Back in the mid 70's, I waltzed into the music store with a fat wallet, intent on buying a Bean. Being young and dumb, I thought I wanted one, because I saw Stanley Clarke posing with one and because the koa wings looked bitchen.
But then I tried it out. The sound somehow reminded me of empty Bud cans rolling down the street. It just had this metallic "pang" to it that I couldn't dig. And this was before amps had horns/tweeters!
Some players liked the sound because fusion was big at the time and that music introduced a very clear, hi fi, bass tone.
Two big reasons they failed were;
1. Players didn't like the cold, steely, feel of the necks. To remedy this, the company offered an option where the neck was coated with a duPont product. It still didn't feel "natural."
2. Bean began having conflicts with his financial people, he and Gary Kramer weren't getting along and Kramer quit, and Bean felt he was being asked to compromise quality.

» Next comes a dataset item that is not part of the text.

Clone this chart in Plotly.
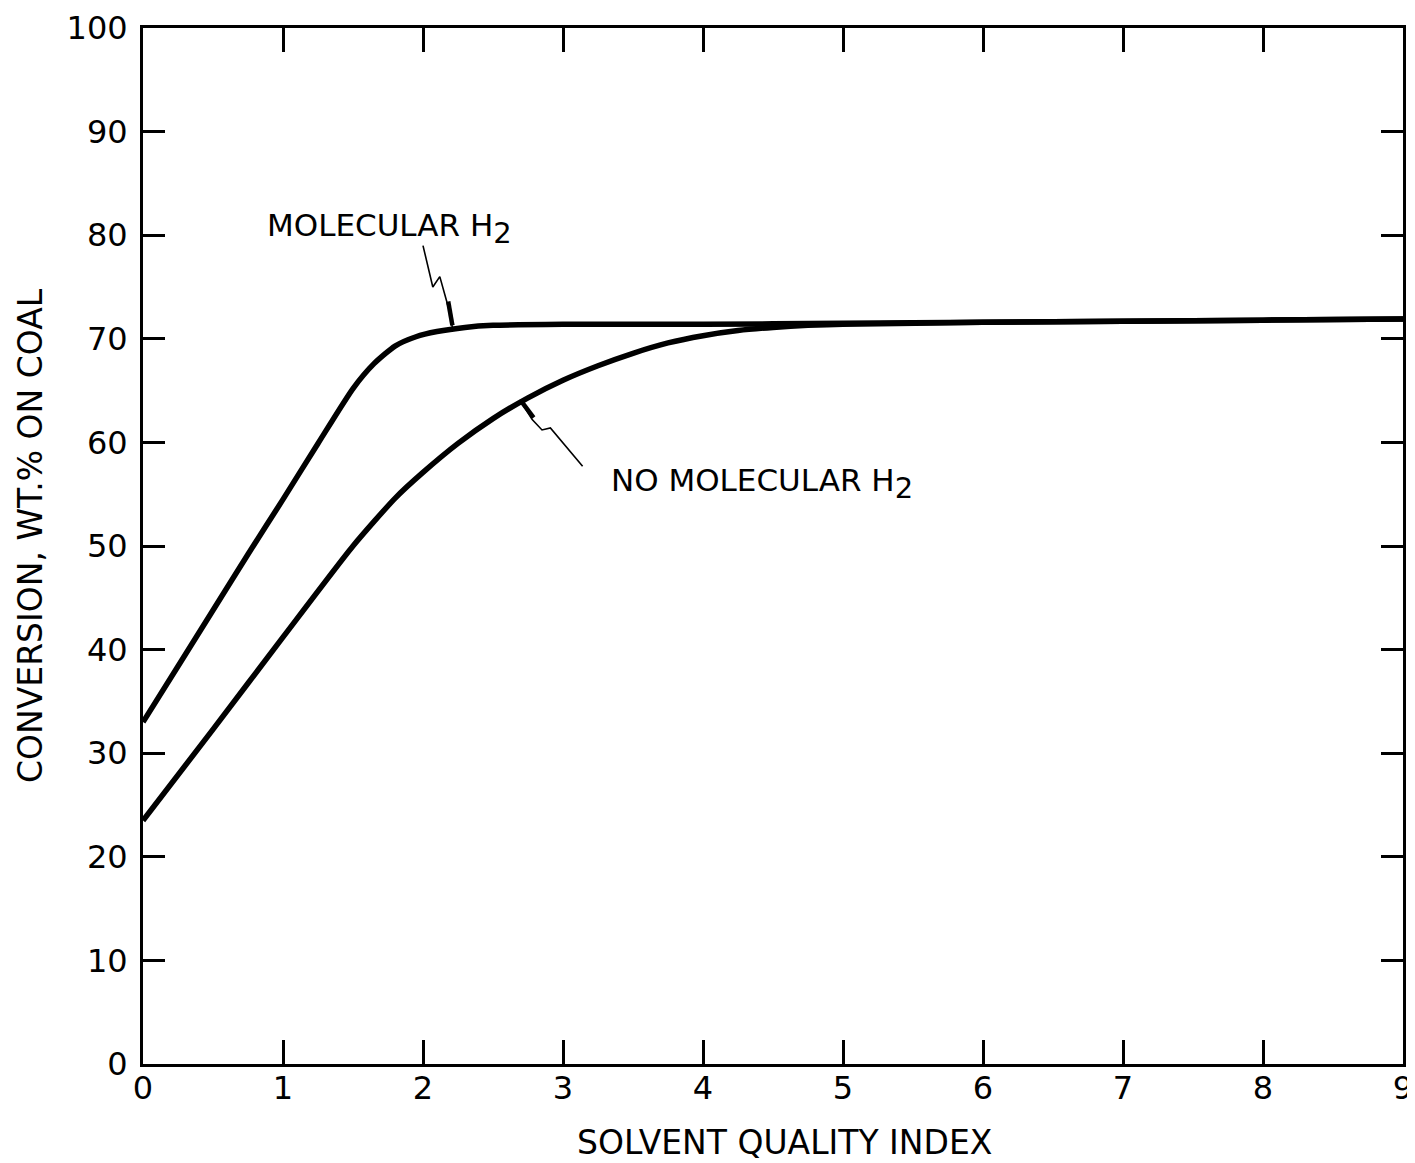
import plotly.graph_objects as go

# Data
x_mol = [0, 0.25, 0.5, 0.75, 1.0, 1.25, 1.5, 1.65, 1.8, 1.95, 2.1, 2.3, 2.5, 3, 4, 5, 6, 7, 8, 9]
y_mol = [33.0, 38.4, 43.8, 49.2, 54.5, 59.9, 65.2, 67.6, 69.3, 70.2, 70.7, 71.1, 71.3, 71.4, 71.4, 71.5, 71.6, 71.7, 71.8, 71.9]

x_no = [0, 0.5, 1.0, 1.5, 1.8, 2.0, 2.25, 2.5, 2.75, 3.0, 3.25, 3.5, 3.75, 4.0, 4.25, 4.5, 4.75, 5, 6, 7, 8, 9]
y_no = [23.5, 32.3, 41.2, 50.0, 54.6, 57.1, 59.9, 62.3, 64.3, 66.0, 67.4, 68.6, 69.6, 70.3, 70.8, 71.1, 71.3, 71.4, 71.6, 71.7, 71.8, 71.9]

# Leader lines (annotation callouts)
lead_mol_x = [2.00, 2.07, 2.12, 2.18, 2.21]
lead_mol_y = [79.0, 75.0, 76.0, 73.1, 71.1]
lead_mol_blob_x = [2.18, 2.21]
lead_mol_blob_y = [73.6, 71.3]

lead_no_x = [3.14, 2.91, 2.85, 2.78, 2.69]
lead_no_y = [57.7, 61.4, 61.2, 62.2, 64.1]
lead_no_blob_x = [2.79, 2.70]
lead_no_blob_y = [62.4, 64.0]

x_ticks = [0, 1, 2, 3, 4, 5, 6, 7, 8, 9]
y_ticks = [0, 10, 20, 30, 40, 50, 60, 70, 80, 90, 100]

FONT = "DejaVu Sans"

fig = go.Figure()
fig.add_trace(go.Scatter(x=x_mol, y=y_mol, mode="lines",
                         line=dict(color="black", width=5.5, shape="spline", smoothing=0.6)))
fig.add_trace(go.Scatter(x=x_no, y=y_no, mode="lines",
                         line=dict(color="black", width=5.5, shape="spline", smoothing=0.6)))
for lx, ly, w in [(lead_mol_x, lead_mol_y, 1.6), (lead_mol_blob_x, lead_mol_blob_y, 4.5),
                  (lead_no_x, lead_no_y, 1.6), (lead_no_blob_x, lead_no_blob_y, 4.5)]:
    fig.add_trace(go.Scatter(x=lx, y=ly, mode="lines", line=dict(color="black", width=w)))

SUB2 = "<sub><span style='font-size:29px'>2</span></sub>"
fig.add_annotation(x=1.76, y=80.6, text="MOLECULAR H" + SUB2, showarrow=False,
                   font=dict(family=FONT, size=31, color="black"), xanchor="center", yanchor="middle")
fig.add_annotation(x=4.42, y=56.0, text="NO MOLECULAR H" + SUB2, showarrow=False,
                   font=dict(family=FONT, size=31, color="black"), xanchor="center", yanchor="middle")

# Axis titles
fig.add_annotation(xref="paper", yref="paper", x=0.5095, y=-0.0753,
                   text="SOLVENT QUALITY INDEX", showarrow=False,
                   font=dict(family=FONT, size=33, color="black"), xanchor="center", yanchor="middle")
fig.add_annotation(xref="paper", yref="paper", x=-0.0897, y=0.5106, textangle=-90,
                   text="CONVERSION, WT.% ON COAL", showarrow=False,
                   font=dict(family=FONT, size=33, color="black"), xanchor="center", yanchor="middle")

# page body has an 8px margin: size/margins compensate so the plot lands where the reference has it
fig.update_layout(
    width=1407, height=1155,
    margin=dict(l=135, r=12, t=20, b=99),
    plot_bgcolor="white", paper_bgcolor="white",
    showlegend=False,
    font=dict(family=FONT, color="black"),
)
fig.update_xaxes(range=[0, 9], tickvals=x_ticks, ticktext=[str(v) for v in x_ticks],
                 showgrid=False, zeroline=False, showline=True, linecolor="black", linewidth=3,
                 mirror="ticks", ticks="inside", ticklen=24, tickwidth=2.5, tickcolor="black",
                 tickfont=dict(family=FONT, size=32, color="black"), ticklabelstandoff=-6,
                 automargin=False)
fig.update_yaxes(range=[0, 100], tickvals=y_ticks, ticktext=[str(v) for v in y_ticks],
                 showgrid=False, zeroline=False, showline=True, linecolor="black", linewidth=3,
                 mirror="ticks", ticks="inside", ticklen=22, tickwidth=2.5, tickcolor="black",
                 tickfont=dict(family=FONT, size=32, color="black"), ticklabelstandoff=6,
                 automargin=False)

fig.write_html("out.html")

So, after being in business from 74-79, he quit altogether.
He should have stuck to motorcycle racing, IMO.
An Austrian luthier, Andreas Basking make his Shark Bass series with aluminium fingerboard, check it it out, there's a pic of one of them on Bassnw.com
I think it's because the Hartke's are Butt- Ugly basses!
Yeah, that's right. Most of the Hartke basses are in the $400 - $700 range, then, they have that XL-4 which sells for about $1,700.00 ! What were they thinking ?!? It might be a great bass, but, I think it's too closely associated with its less expensive brothers.
Mick Karn played a Travis Bean in Japan for a little while. In fact the story is that he pulled the frets out because it wouldn't stay in tune, and that way he could compensate. I'm not sure at which point in Japan's career he got the Wal, but I think he used the Wal on the last couple of albums at least.
I saw a local band called 764-HERO a year or so ago and the bass player had a Travis Bean. Might have been a Kramer but I remember it as a TB. He got a good sound out of it: pretty big and chunky (used a pick).